Un ambassadeur convoqué, quatre bombes à fragmentation (OFAB-250) larguées, une volée de coups de semonce: c’est le coût du passage du HMS Defender à une poignée de miles nautiques du QG de la flotte russe de la mer Noire. Pourquoi donc ce destroyer lance-missiles de 152 mètres de long, naviguant à 10.000 kilomètres de son port d’attache, a-t-il décidé de traverser les eaux territoriales russes pendant 36 longues minutes? S’agissait-il de se faire bien voir des Ukrainiens? De tester la défense russe?
Convoqué ce 24 juin par Moscou, l’ambassadeur britannique en Russie va en tout cas devoir s’expliquer:
«Des démarches aussi effrontées, des provocations absolument flagrantes entraîneront une réponse complexe», s’est indignée la porte-parole de la diplomatie russe, Maria Zakharova.
Cette version d’un banal passage au large de la Crimée diverge de surcroît du témoignage d’un correspondant de la BBC, présent à bord du HMS Defender. Jonathan Beale relate avoir entendu des détonations lointaines et évoque surtout une «décision délibérée du navire de guerre» britannique de s’engager dans les eaux territoriales bordant la Crimée. «Une voie maritime internationale reconnue», aurait affirmé le commandement du vaisseau, à en croire Jonathan Beale, ce qui là aussi correspond à la perception des autorités londoniennes.
Une «décision délibérée du navire de guerre», selon un journaliste présent
Mais alors que ce journaliste relate le périple du navire britannique dans «les eaux territoriales criméennes occupées par la Russie», les allées et venues des chasseurs bombardiers (Su-24) russes au-dessus du HMS Defender, la «tension qui monte à mesure qu’il se rapproche des côtes» de Crimée, il entend des messages radio: une voix à fort accent russe répète «si vous ne changez pas de cap, nous ouvrirons le feu». Dans une interview à Channel 4, l’ambassadeur russe au Royaume-Uni a déclaré que l’HMS Defender «n’avait pas répondu à plusieurs avertissements, émis au moins toutes les 10 minutes.»

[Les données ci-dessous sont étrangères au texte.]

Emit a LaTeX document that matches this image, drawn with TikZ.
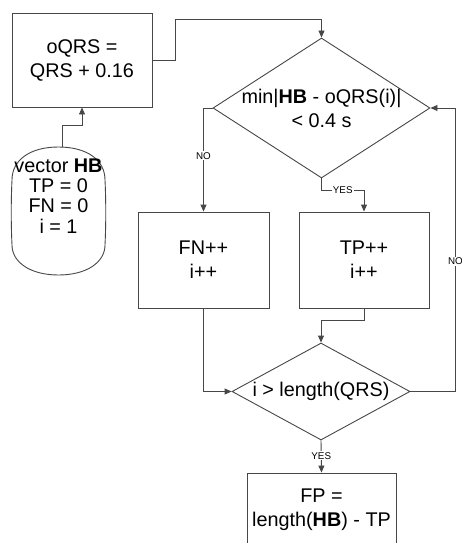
\documentclass[tikz,border=0pt]{standalone}
\usepackage{fontspec}
\setmainfont{Liberation Sans}
\usetikzlibrary{shapes.geometric,arrows.meta}
\begin{document}
\begin{tikzpicture}[x=1pt,y=-1pt,
  line/.style={draw=black!72,line width=0.9pt},
  arr/.style={line,-{Triangle[length=7pt,width=6pt]}},
  bigtxt/.style={font=\fontsize{19.8}{24}\selectfont,align=center,inner sep=0pt},
  boxnode/.style={line,rectangle,inner sep=0pt,bigtxt},
  dia/.style={line,diamond,inner sep=0pt},
  lbl/.style={fill=white,inner sep=1pt,font=\fontsize{9.8}{11}\selectfont}]
\clip (0,0) rectangle (462,543);
\fill[white] (0,0) rectangle (462,543);
% nodes
\node[boxnode,minimum width=140pt,minimum height=94pt] (oqrs) at (82,60) {oQRS =\\QRS + 0.16};
\node[inner sep=0pt,minimum width=93pt,minimum height=128pt] (init) at (58.5,211) {};
\draw[line] (12,180) .. controls (12,160) and (30,147) .. (58.5,147)
  .. controls (87,147) and (105,160) .. (105,180)
  .. controls (106,200) and (106,225) .. (105,245)
  .. controls (105,262) and (87,275) .. (58.5,275)
  .. controls (30,275) and (12,262) .. (12,245)
  .. controls (11,225) and (11,200) .. (12,180) -- cycle;
\node[bigtxt,font=\fontsize{19.8}{20.3}\selectfont] (inittxt) at (58.5,196) {vector \textbf{HB}\\TP = 0\\FN = 0\\i = 1};
\node[dia,minimum width=217pt,minimum height=140pt] (d1) at (321.5,108) {};
\node[bigtxt] (d1txt) at (321.5,108) {min|\textbf{HB} - oQRS(i)|\\< 0.4 s};
\node[boxnode,minimum width=131pt,minimum height=96pt] (fn) at (203.5,260) {FN++\\i++};
\node[boxnode,minimum width=130pt,minimum height=96pt] (tp) at (364,260) {TP++\\i++};
\node[dia,minimum width=178pt,minimum height=97pt] (d2) at (321,391.5) {};
\node[bigtxt] (d2txt) at (321,391.5) {i > length(QRS)};
\node[boxnode,minimum width=149pt,minimum height=74pt] (fp) at (321.5,510) {FP =\\length(\textbf{HB}) - TP};
% connectors
\draw[arr] ([xshift=3.5pt]init.north) |- ([yshift=-18pt]oqrs.south) -- (oqrs.south);
\draw[arr] (oqrs.east) -- ++(23,0) |- ([yshift=18pt]d1.north) -- (d1.north);
\draw[arr] (d1.west) -| node[lbl,pos=0.73]{NO} (fn.north);
\draw[arr] (d1.south) -- ++(0,12) -| node[lbl,pos=0.25]{YES} (tp.north);
\draw[arr] (fn.south) |- (d2.west);
\draw[arr] (tp.south) -- ++(0,12) -| (d2.north);
\draw[arr] (d2.east) -- ++(45,0) |- node[lbl,pos=0.23]{NO} (d1.east);
\draw[arr] (d2.south) -- node[lbl,pos=0.48]{YES} (fp.north);
\end{tikzpicture}
\end{document}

«Le point important est que nous ne reconnaissons pas l’annexion russe de la Crimée», déclarera à la mi-journée, ce 24 juin, Boris Johnson lors d’une interview dans une caserne d'Aldershot. «Cela fait partie d’un territoire ukrainien souverain, il était tout à fait juste que nous fassions valoir la loi et poursuivons la liberté de navigation comme nous l’avons fait.»
Une «provocation» dans la foulée de la signature d’un accord militaire anglo-ukrainien
Pourquoi alors se livrer à une manœuvre aussi dangereuse? La presse britannique elle-même évoque l’hypothèse que la Royal Navy voulait tester la force et la réactivité de la défense russe. Cette piste est évoquée sans détour par Dan Sabbagh, spécialiste Défense du Guardian.
«Les navires de guerre sont autorisés à s’engager dans un “passage innocent” dans les eaux territoriales tant que cela ne porte pas atteinte à la paix ou à la sécurité de l’État côtier, mais le Royaume-Uni savait qu’envoyer un destroyer près de la Crimée allait susciter une réponse du Kremlin», estime le journaliste et sujet de Sa Majesté.
Il pourrit néanmoins s’agir simplement de satisfaire Kiev à la veille de manœuvres maritimes communes: arrivé le 18 juin à Odessa, le HMS Defender prendra part aux exercices maritimes conjoints de l’Otan, de la Géorgie et de l’Ukraine, Sea Breeze 2021.
En outre, la veille de son aventureuse traversée des eaux territoriales russe, le bâtiment avait accueilli une cérémonie officielle. Hasard? L’incident est survenu le lendemain de la signature d’un accord de coopération militaire entre Londres et Kiev. Le ministre d’État aux Acquisitions de Défense, Jeremy Quin, et le vice-ministre ukrainien Oleksandr Myroniuk, ont en effet signé un accord de collaboration (Memorandum of Implementation) pour la construction de bases navales, la formation ainsi que l’achat de vaisseaux. Le tout en présence de l’amiral britannique David Radakin, du secrétaire du Conseil national de sécurité et de défense de l’Ukraine Oleksiy Danilov, ainsi que de l’ambassadrice de Grande-Bretagne en Ukraine, Melinda Simmons.